Черные волосы, густые, но тусклые и пушистые, всегда примятые гордо носимым шлемом с завитыми бараньими рогами, едва доставали ей до плеч.
Серые глаза смотрели на всех всегда насмешливо и высокомерно.
Она вся такою была.
Приземистая, мощная, но не лишённая хорошей фигуры, она тоже не была идеалом красоты, но на фоне той же Миры, худой как спичка, выигрывала количеством мышечной массы, что не мешало ей мнить себя чуть ли не валькирией
Впрочем, подобный характер был свойственен всем магам огня — их стихия сама по себе предполагала агрессию.
Другое дело — уже личным выбором было, куда ее направить.
Эта бессовестная девица уже год как пыталась окольцевать его, Аскеля, завидного жениха, да и просто хорошего воина из хорошей семьи.
Безуспешно, конечно.
После гибели (именно так называют это все люди, ведь выжить у него шансов не было) Иккинга, младший брат Сморкалы, Синдри, был усыновлен Стоиком и стал Наследником острова, что сильно бесило девушку.
Ведь — не она.
Но у неё шансов унаследовать Олух не было никаких — власть передавалась исключительно по мужской линии, и максимум что её ждало — стать женой какого-нибудь вождя, что и так было маловероятно, ведь, опять-таки, дочерью правителя она не была, пусть и состояла с ним в родстве.
Может, потому и пыталась привлечь внимание Аскеля?
Следующим, на кого пал взгляд Аскеля, был Рыбьеног Ингерман.

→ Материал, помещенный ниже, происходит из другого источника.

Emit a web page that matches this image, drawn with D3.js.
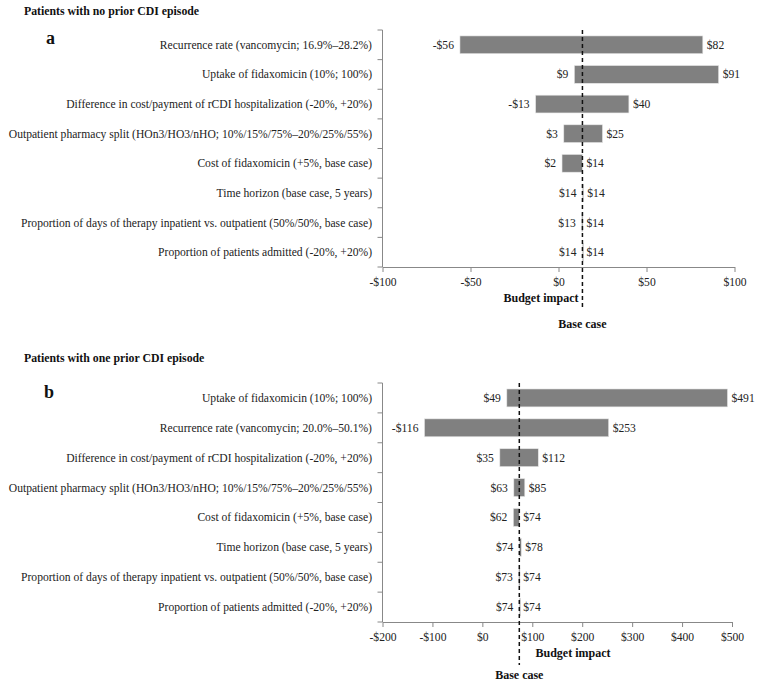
<!DOCTYPE html>
<html><head><meta charset="utf-8">
<script src="https://cdn.jsdelivr.net/npm/d3@7"></script>
<style>body{margin:0;background:#fff}svg{display:block}text{font-family:"Liberation Serif","Times New Roman",serif}</style>
</head><body><svg id="c" width="757" height="682"></svg>
<script>
// ---- data ----
const categoriesA = [
  "Recurrence rate (vancomycin; 16.9%\u201328.2%)",
  "Uptake of fidaxomicin (10%; 100%)",
  "Difference in cost/payment of rCDI hospitalization (-20%, +20%)",
  "Outpatient pharmacy split (HOn3/HO3/nHO; 10%/15%/75%\u201320%/25%/55%)",
  "Cost of fidaxomicin (+5%, base case)",
  "Time horizon (base case, 5 years)",
  "Proportion of days of therapy inpatient vs. outpatient (50%/50%, base case)",
  "Proportion of patients admitted (-20%, +20%)"
];
const lowA  = [-56, 9, -13, 3, 2, 13.6, 13.2, 13.6];
const highA = [82, 91, 40, 25, 13.6, 14.1, 13.6, 13.6];
const baseA = 13.6;
const ticksA = [-100, -50, 0, 50, 100];

const categoriesB = [
  "Uptake of fidaxomicin (10%; 100%)",
  "Recurrence rate (vancomycin; 20.0%\u201350.1%)",
  "Difference in cost/payment of rCDI hospitalization (-20%, +20%)",
  "Outpatient pharmacy split (HOn3/HO3/nHO; 10%/15%/75%\u201320%/25%/55%)",
  "Cost of fidaxomicin (+5%, base case)",
  "Time horizon (base case, 5 years)",
  "Proportion of days of therapy inpatient vs. outpatient (50%/50%, base case)",
  "Proportion of patients admitted (-20%, +20%)"
];
const lowB  = [49, -116, 35, 63, 62, 74, 73, 74];
const highB = [491, 253, 112, 85, 74, 78, 74, 74];
const baseB = 74;
const ticksB = [-200, -100, 0, 100, 200, 300, 400, 500];

const FONT = "Liberation Serif, Times New Roman, serif";
const FS = 11.6;
const svg = d3.select("#c");
const money = v => (Math.round(v) < 0 ? "-$" + Math.abs(Math.round(v)) : "$" + Math.round(v));

function panel(o) {
  const g = svg.append("g").attr("font-family", FONT);
  g.append("text").attr("x", 24).attr("y", o.titleY).attr("font-size", 11.8).attr("font-weight", "bold")
    .attr("fill", "#111").text(o.title);
  g.append("text").attr("x", o.letterX).attr("y", o.letterY).attr("font-size", 18).attr("font-weight", "bold")
    .attr("fill", "#111").text(o.letter);

  const x = d3.scaleLinear().domain(o.domain).range([382.5, o.right]);
  const y = d3.scaleBand().domain(o.cats).range([o.top, o.bottom]).paddingInner(0.4).paddingOuter(0.2);
  const yb = d3.scaleBand().domain(o.cats).range([o.top, o.bottom]);

  g.append("line").attr("x1", x.range()[0]).attr("x2", x.range()[0]).attr("y1", o.top).attr("y2", o.bottom)
    .attr("stroke", "#888");
  const bounds = o.cats.map(c => yb(c)).concat([o.bottom]);
  g.selectAll(".yt").data(bounds).join("line")
    .attr("x1", x.range()[0] - 5).attr("x2", x.range()[0]).attr("y1", d => d).attr("y2", d => d)
    .attr("stroke", "#888");
  g.selectAll(".yl").data(o.cats).join("text")
    .attr("x", 372).attr("y", d => yb(d) + yb.bandwidth() / 2).attr("dy", "0.35em")
    .attr("text-anchor", "end").attr("font-size", FS).attr("fill", "#222").text(d => d);

  const xa = g.append("g").attr("transform", `translate(0,${o.bottom})`)
    .call(d3.axisBottom(x).tickValues(o.ticks).tickSize(5).tickSizeOuter(0).tickPadding(6)
      .tickFormat(v => v < 0 ? "-$" + Math.abs(v) : "$" + v));
  xa.attr("font-family", FONT);
  xa.select(".domain").attr("stroke", "#888");
  xa.selectAll(".tick line").attr("stroke", "#888");
  xa.selectAll(".tick text").attr("font-size", FS).attr("fill", "#222").attr("font-family", FONT);

  const rows = o.cats.map((c, i) => ({ c, lo: o.low[i], hi: o.high[i] }));
  g.selectAll(".bar").data(rows).join("rect")
    .attr("x", d => x(d.lo)).attr("width", d => Math.max(1.2, x(d.hi) - x(d.lo)))
    .attr("y", d => y(d.c)).attr("height", y.bandwidth())
    .attr("fill", "#808080").attr("stroke", "#e6e6e6").attr("stroke-width", 0.6);
  g.selectAll(".lo").data(rows).join("text")
    .attr("x", d => x(d.lo) - 6).attr("y", d => y(d.c) + y.bandwidth() / 2).attr("dy", "0.35em")
    .attr("text-anchor", "end").attr("font-size", FS).attr("fill", "#222").text(d => money(d.lo));
  g.selectAll(".hi").data(rows).join("text")
    .attr("x", d => x(d.hi) + 4).attr("y", d => y(d.c) + y.bandwidth() / 2).attr("dy", "0.35em")
    .attr("text-anchor", "start").attr("font-size", FS).attr("fill", "#222").text(d => money(d.hi));

  g.append("line").attr("x1", x(o.base)).attr("x2", x(o.base)).attr("y1", o.top).attr("y2", o.dashEnd)
    .attr("stroke", "#111").attr("stroke-width", 1.5).attr("stroke-dasharray", "4,3");

  g.append("text").attr("x", o.biX).attr("y", o.bottom + 35).attr("text-anchor", "middle")
    .attr("font-size", 12).attr("font-weight", "bold").attr("fill", "#111").text("Budget impact");
  g.append("text").attr("x", x(o.base)).attr("y", o.bcY).attr("text-anchor", "middle")
    .attr("font-size", 12).attr("font-weight", "bold").attr("fill", "#111").text("Base case");
}

panel({ title: "Patients with no prior CDI episode", titleY: 15, letter: "a", letterX: 46, letterY: 44,
  cats: categoriesA, low: lowA, high: highA, base: baseA, domain: [-100, 100], ticks: ticksA, right: 734.5,
  top: 30, bottom: 267, dashEnd: 309, bcY: 328, biX: 541 });
panel({ title: "Patients with one prior CDI episode", titleY: 362, letter: "b", letterX: 44, letterY: 398,
  cats: categoriesB, low: lowB, high: highB, base: baseB, domain: [-200, 500], ticks: ticksB, right: 732,
  top: 383, bottom: 622, dashEnd: 665, bcY: 679, biX: 573 });
</script></body></html>
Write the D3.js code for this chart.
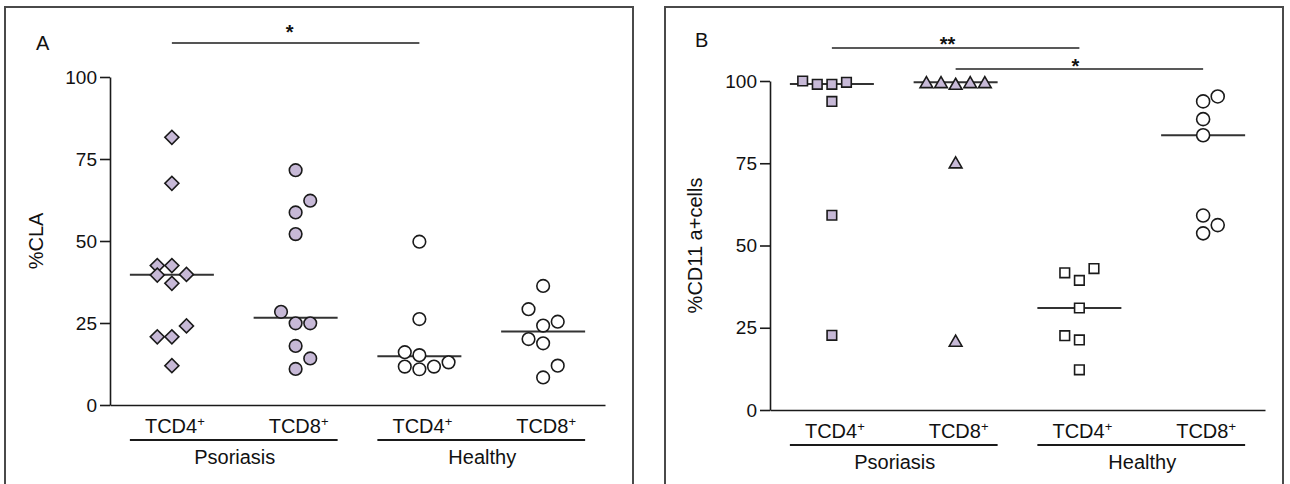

Поговаривали, что его род был боковой ветвью клана Охотников на драконов, достаточно известного в своих кругах, но в определённый момент эта часть Ингерманов просто решила, что кочевая жизнь не для них и осела в тогда ещё молодом поселении острова Олух.
Рослый и широкоплечий, Рыбьеног мог воплощать собой идеал викинга, если бы не некоторая сутулость и миролюбие.
Короткие светлые волосы, пара пядей которых были заплетены в косички, в сочетании с зелёными глазами
Парень к своим восемнадцати годам был типичным представителем своего рода — умным и начитанным.
С одним только «но»…
Перечитав по меньшей мере четверть олуховской библиотеки, он, обладатель воистину феноменальной памяти, выучил многие книги буквально наизусть, однако вызубрить и понять суть есть понятия совершенно разные.